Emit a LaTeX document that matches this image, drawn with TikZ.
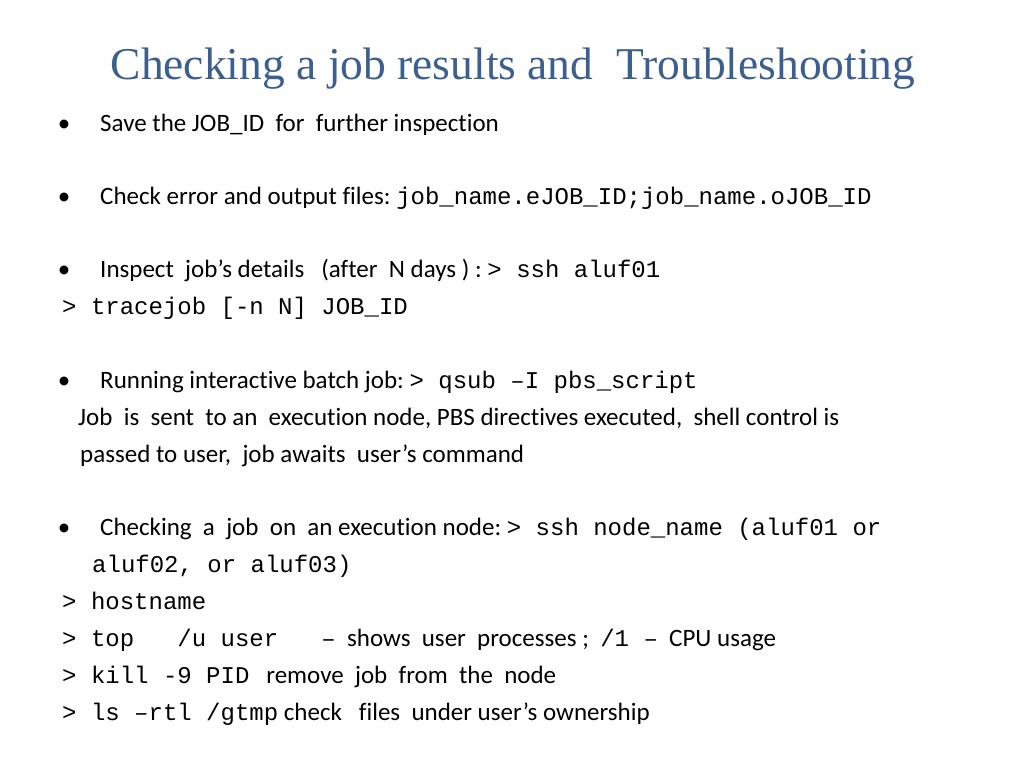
\documentclass[tikz,border=0pt]{standalone}
\usepackage{fontspec}
\setmainfont[RawFeature=-liga]{Carlito}
\setmonofont{Liberation Mono}
\newfontfamily\titlefont{Liberation Serif}
\usetikzlibrary{positioning}
\definecolor{titleblue}{HTML}{3B5F8F}
\newcommand{\cmd}[1]{{\ttfamily\fontsize{24}{28}\selectfont #1}}

\begin{document}
\begin{tikzpicture}[x=1pt,y=-1pt,
    line/.style={anchor=base west,inner sep=0pt,font=\fontsize{25}{29}\selectfont},
    bullet/.style={anchor=base,inner sep=0pt,font=\fontsize{25}{29}\selectfont}]
  \useasboundingbox (0,0) rectangle (1024,768);
  \node[anchor=base,inner sep=0pt,text=titleblue,font=\titlefont\fontsize{45.5}{50}\selectfont] (title) at (513,79) {Checking a job results and\ \ Troubleshooting};

  % bullets
  \foreach \y/\n in {131/b1,204/b2,277/b3,388/b4,535/b5}
    \node[bullet] (\n) at (64,\y) {\textbullet};

  \node[line] (save) at (100,131) {Save the JOB\_ID\ \ for\ \ further inspection};
  \node[line] (check) at (100,204) {Check error and output files:\ \cmd{job\_name.eJOB\_ID;job\_name.oJOB\_ID}};
  \node[line] (inspect) at (100,277) {Inspect\ \ job’s details\ \ \ (after\ \ N days ) :\ \cmd{> ssh aluf01}};
  \node[line] (trace) at (62,314) {\cmd{> tracejob [-n N] JOB\_ID}};

  \node[line] (inter) at (100,388) {Running interactive batch job:\ \cmd{> qsub –I pbs\_script}};
  \node[line] (sent) at (78,425) {Job\ \ is\ \ sent\ \ to an\ \ execution node, PBS directives executed,\ \ shell control is};
  \node[line] (passed) at (80,462) {passed to user,\ \ job awaits\ \ user’s command};

  \node[line] (onnode) at (100,535) {Checking\ \ a\ \ job\ \ on\ \ an execution node:\ \cmd{> ssh node\_name (aluf01 or}};
  \node[line] (aluf) at (92,572) {\cmd{aluf02, or aluf03)}};
  \node[line] (host) at (62,609) {\cmd{> hostname}};
  \node[line] (top) at (62,646) {\cmd{> top\ \ \ /u user\ \ \ –}\ \ shows\ \ user\ \ processes ;\ \ \cmd{/1 –}\ \ CPU usage};
  \node[line] (kill) at (62,683) {\cmd{> kill -9 PID}\ \ \ remove\ \ job\ \ from\ \ the\ \ node};
  \node[line] (ls) at (62,720) {\cmd{> ls –rtl /gtmp}\ check\ \ \ files\ \ under user’s ownership};
\end{tikzpicture}
\end{document}
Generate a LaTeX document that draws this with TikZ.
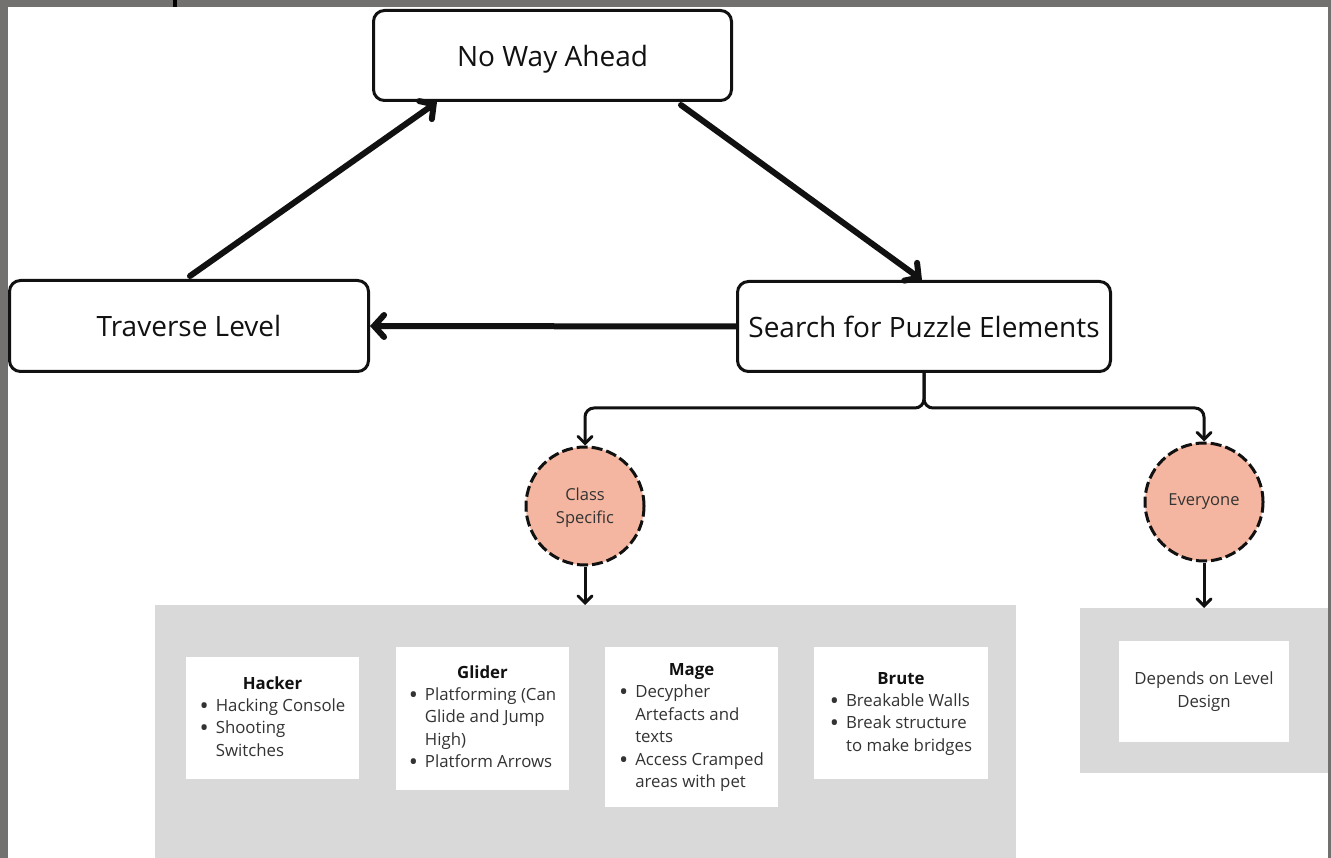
\documentclass[tikz,border=0pt]{standalone}
\usepackage{fontspec}
\setmainfont{Open Sans}
\usetikzlibrary{arrows.meta,shapes.geometric}
\definecolor{frame}{HTML}{737070}
\definecolor{panel}{HTML}{D9D9D9}
\definecolor{salmon}{HTML}{F4B6A0}
\definecolor{txt}{HTML}{333333}
\definecolor{ink}{HTML}{111111}
\tikzset{
  mainbox/.style={draw=ink,line width=3pt,rounded corners=11pt,fill=white,inner sep=0pt,
    font=\fontsize{28}{32}\selectfont,text=ink,text height=23pt,text depth=1pt},
  bigarrow/.style={draw=ink,line width=6pt,line cap=round,-{Straight Barb[length=10pt,width=22pt,line cap=round]}},
  tree/.style={draw=ink,line width=3pt,rounded corners=9pt,-{Straight Barb[length=7pt,width=14pt,line cap=round]}},
  circ/.style={circle,draw=ink,fill=salmon,line width=3pt,dash pattern=on 11pt off 4pt,inner sep=0pt,
    minimum size=118pt,align=center,font=\fontsize{16.5}{23}\selectfont,text=txt},
  panelbox/.style={fill=panel,draw=none,inner sep=0pt,anchor=north west},
  wbox/.style={fill=white,draw=none,inner sep=0pt,align=center,font=\fontsize{16.8}{22.5}\selectfont,text=txt},
}
\newcommand{\bul}{\raisebox{-3.2pt}{\scalebox{1.45}{\textbullet}}}
\begin{document}
\begin{tikzpicture}[x=1pt,y=-1pt]
\useasboundingbox (0,0) rectangle (1331,858);
% frame
\fill[frame] (0,0) rectangle (1331,858);
\fill[white] (8,7.5) rectangle (1327.7,858);
\fill[black] (172.5,0) rectangle (177,7.5);

% main boxes
\node[mainbox,minimum width=358pt,minimum height=90pt] (nowa) at (552.5,55.5) {No Way Ahead};
\node[mainbox,minimum width=359pt,minimum height=91pt] (trav) at (189,326) {Traverse Level};
\node[mainbox,minimum width=373pt,minimum height=90pt] (srch) at (924,326.5) {Search for Puzzle Elements};

% panels
\node[panelbox,minimum width=861pt,minimum height=253pt] (lpan) at (155,605) {};
\node[panelbox,minimum width=247.7pt,minimum height=165pt] (rpan) at (1080,608) {};

% circles
\node[circ] (cls) at (585,506) {\\[-8pt]Class\\Specific};
\node[circ] (evr) at (1204,502) {\raisebox{-2pt}{Everyone}};

% white boxes
\node[wbox,minimum width=173pt,minimum height=122pt] (hack) at (272.5,718) {%
\begin{tabular}{@{}c@{}}\textbf{\color{ink}Hacker}\\[-0.5pt]
\begin{tabular}[t]{@{}l@{\hspace{7pt}}l@{}}\bul&Hacking Console\\\bul&Shooting\\&Switches\end{tabular}\end{tabular}};
\node[wbox,minimum width=173pt,minimum height=143pt] (glid) at (482.5,718.5) {%
\begin{tabular}{@{}c@{}}\textbf{\color{ink}Glider}\\[-0.5pt]
\begin{tabular}[t]{@{}l@{\hspace{7pt}}l@{}}\bul&Platforming (Can\\&Glide and Jump\\&High)\\\bul&Platform Arrows\end{tabular}\end{tabular}};
\node[wbox,minimum width=173pt,minimum height=160pt] (mage) at (691.5,727) {%
\begin{tabular}{@{}c@{}}\textbf{\color{ink}Mage}\\[-0.5pt]
\begin{tabular}[t]{@{}l@{\hspace{7pt}}l@{}}\bul&Decypher\\&Artefacts and\\&texts\\\bul&Access Cramped\\&areas with pet\end{tabular}\end{tabular}};
\node[wbox,minimum width=174pt,minimum height=132pt] (brut) at (901,713) {%
\begin{tabular}{@{}c@{}}\textbf{\color{ink}Brute}\\[-0.5pt]
\begin{tabular}[t]{@{}l@{\hspace{7pt}}l@{}}\bul&Breakable Walls\\\bul&Break structure\\&to make bridges\end{tabular}\end{tabular}};
\node[wbox,minimum width=170pt,minimum height=101pt] (dep) at (1204,691.5) {Depends on Level\\Design};

% main cycle arrows
\coordinate (t1) at (190,276);
\coordinate (t2) at (681,105);
\draw[bigarrow] (t1) -- (nowa.south -| 437,0);
\draw[bigarrow] (t2) -- (srch.north -| 922,0);
\draw[bigarrow] (srch.west) -- (trav.east);

% tree
\coordinate (split) at (924,408);
\draw[tree] (srch.south) -- (split) -| (cls.north);
\draw[tree] (srch.south) -- (split) -| (evr.north);
\draw[tree,rounded corners=0pt] (cls.south) -- (cls.south |- lpan.north);
\draw[tree,rounded corners=0pt] (evr.south) -- (evr.south |- rpan.north);
\end{tikzpicture}
\end{document}
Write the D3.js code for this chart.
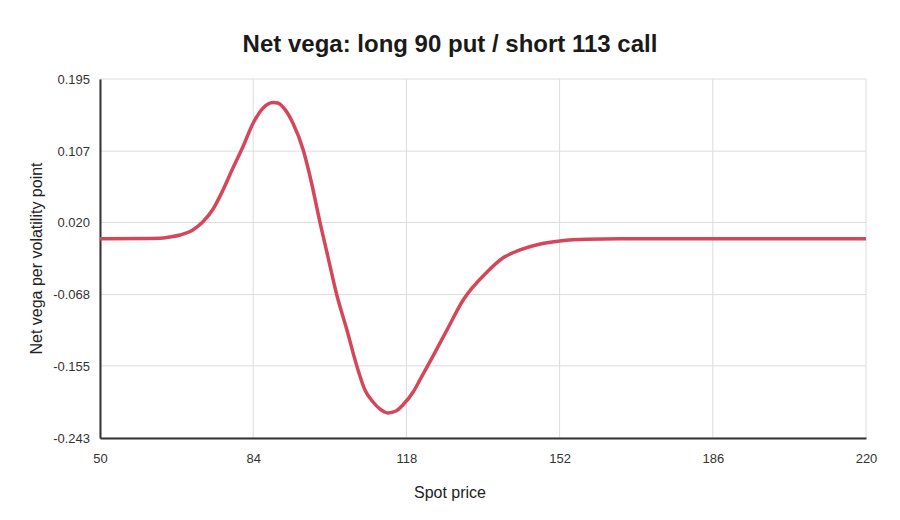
<!DOCTYPE html>
<html>
<head>
<meta charset="utf-8">
<script src="https://cdn.jsdelivr.net/npm/d3@7"></script>
<style>
  body { margin: 0; background: #fff; }
  text { font-family: "Liberation Sans", Arial, sans-serif; }
</style>
</head>
<body>
<div id="chart"></div>
<script>

// spot prices
var spot = [50, 61.1, 63.3, 65.5, 67.8, 70.6, 72.9, 75.1, 77.3, 79.5, 81.7, 84.0, 86.2, 87.3,
    88.4, 89.5, 90.6, 92.8, 95.1, 96.8, 98.8, 100.6, 102.5, 104.8, 107.0, 108.8, 110.6,
    112.1, 113.9, 115.7, 117.2, 119.5, 121.0, 123.9, 127.0, 130.6, 135.9, 139.4, 143.2,
    147.7, 152.1, 158.1, 165.4, 220];

// net vega at each spot
var netVega = [0.0002, 0.0004, 0.0006, 0.0022, 0.0047, 0.0108, 0.0211, 0.0364, 0.0596, 0.0864,
    0.1120, 0.1413, 0.1596, 0.1645, 0.1663, 0.1657, 0.1608, 0.1413, 0.1084, 0.0718, 0.0205,
    -0.0222, -0.0673, -0.1112, -0.1552, -0.1844, -0.1991, -0.2076, -0.2125, -0.2101,
    -0.2028, -0.1869, -0.1722, -0.1430, -0.1112, -0.0746, -0.0405, -0.0234, -0.0136,
    -0.0063, -0.0026, -0.0005, 0.0000, 0.0001];

var xTicks = [50, 84, 118, 152, 186, 220];
var yTicks = [-0.243, -0.155, -0.068, 0.020, 0.107, 0.195];
var yTickLabels = ["-0.243", "-0.155", "-0.068", "0.020", "0.107", "0.195"];

var W = 900, H = 520;
var margin = {top: 79, right: 34, bottom: 82, left: 100};
var width = W - margin.left - margin.right,
    height = H - margin.top - margin.bottom;

var svg = d3.select("#chart").append("svg")
    .attr("width", W)
    .attr("height", H);

var g = svg.append("g")
    .attr("transform", "translate(" + margin.left + "," + margin.top + ")");

var x = d3.scaleLinear().domain([50, 220]).range([0, width]);
var y = d3.scaleLinear().domain([-0.243, 0.195]).range([height, 0]);

// grid
g.append("g").selectAll("line")
    .data(xTicks)
    .enter().append("line")
    .attr("x1", function (d) { return x(d); })
    .attr("x2", function (d) { return x(d); })
    .attr("y1", 0).attr("y2", height)
    .attr("stroke", "#dcdcdc").attr("stroke-width", 1);

g.append("g").selectAll("line")
    .data(yTicks)
    .enter().append("line")
    .attr("x1", 0).attr("x2", width)
    .attr("y1", function (d) { return y(d); })
    .attr("y2", function (d) { return y(d); })
    .attr("stroke", "#dcdcdc").attr("stroke-width", 1);

// axes
var xAxis = d3.axisBottom(x).tickValues(xTicks).tickSize(0).tickPadding(16)
    .tickFormat(d3.format("d"));
var yAxis = d3.axisLeft(y).tickValues(yTicks).tickSize(0).tickPadding(10)
    .tickFormat(function (d, i) { return yTickLabels[i]; });

var gx = g.append("g")
    .attr("transform", "translate(0," + height + ")")
    .call(xAxis);
var gy = g.append("g").call(yAxis);

[gx, gy].forEach(function (a) {
    a.select(".domain").attr("stroke", "#333").attr("stroke-width", 2);
    a.selectAll("text").attr("fill", "#333").style("font-size", "13px")
        .style("font-family", "'Liberation Sans', Arial, sans-serif");
});

// line
var line = d3.line()
    .x(function (d, i) { return x(spot[i]); })
    .y(function (d) { return y(d); })
    .curve(d3.curveMonotoneX);

g.append("path")
    .datum(netVega)
    .attr("fill", "none")
    .attr("stroke", "#d4475b")
    .attr("stroke-width", 3.5)
    .attr("stroke-linejoin", "round")
    .attr("d", line);

// titles
svg.append("text")
    .attr("x", W / 2).attr("y", 52)
    .attr("text-anchor", "middle")
    .style("font-size", "24px").style("font-weight", "bold")
    .attr("fill", "#1a1a1a")
    .text("Net vega: long 90 put / short 113 call");

svg.append("text")
    .attr("x", W / 2).attr("y", 498)
    .attr("text-anchor", "middle")
    .style("font-size", "16px")
    .attr("fill", "#222")
    .text("Spot price");

svg.append("text")
    .attr("transform", "translate(42," + (margin.top + height / 2) + ") rotate(-90)")
    .attr("text-anchor", "middle")
    .style("font-size", "16px")
    .attr("fill", "#222")
    .text("Net vega per volatility point");

</script>
</body>
</html>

**OBJECTIVE**. Exactly and only the lines from the top of the records down to the line containing "(title) at (513,79)" should be transcribed, please, without the pictures.

**FULL SOLUTION**.
Emit a LaTeX document that matches this image, drawn with TikZ.
\documentclass[tikz,border=0pt]{standalone}
\usepackage{fontspec}
\setmainfont[RawFeature=-liga]{Carlito}
\setmonofont{Liberation Mono}
\newfontfamily\titlefont{Liberation Serif}
\usetikzlibrary{positioning}
\definecolor{titleblue}{HTML}{3B5F8F}
\newcommand{\cmd}[1]{{\ttfamily\fontsize{24}{28}\selectfont #1}}

\begin{document}
\begin{tikzpicture}[x=1pt,y=-1pt,
    line/.style={anchor=base west,inner sep=0pt,font=\fontsize{25}{29}\selectfont},
    bullet/.style={anchor=base,inner sep=0pt,font=\fontsize{25}{29}\selectfont}]
  \useasboundingbox (0,0) rectangle (1024,768);
  \node[anchor=base,inner sep=0pt,text=titleblue,font=\titlefont\fontsize{45.5}{50}\selectfont] (title) at (513,79) {Checking a job results and\ \ Troubleshooting};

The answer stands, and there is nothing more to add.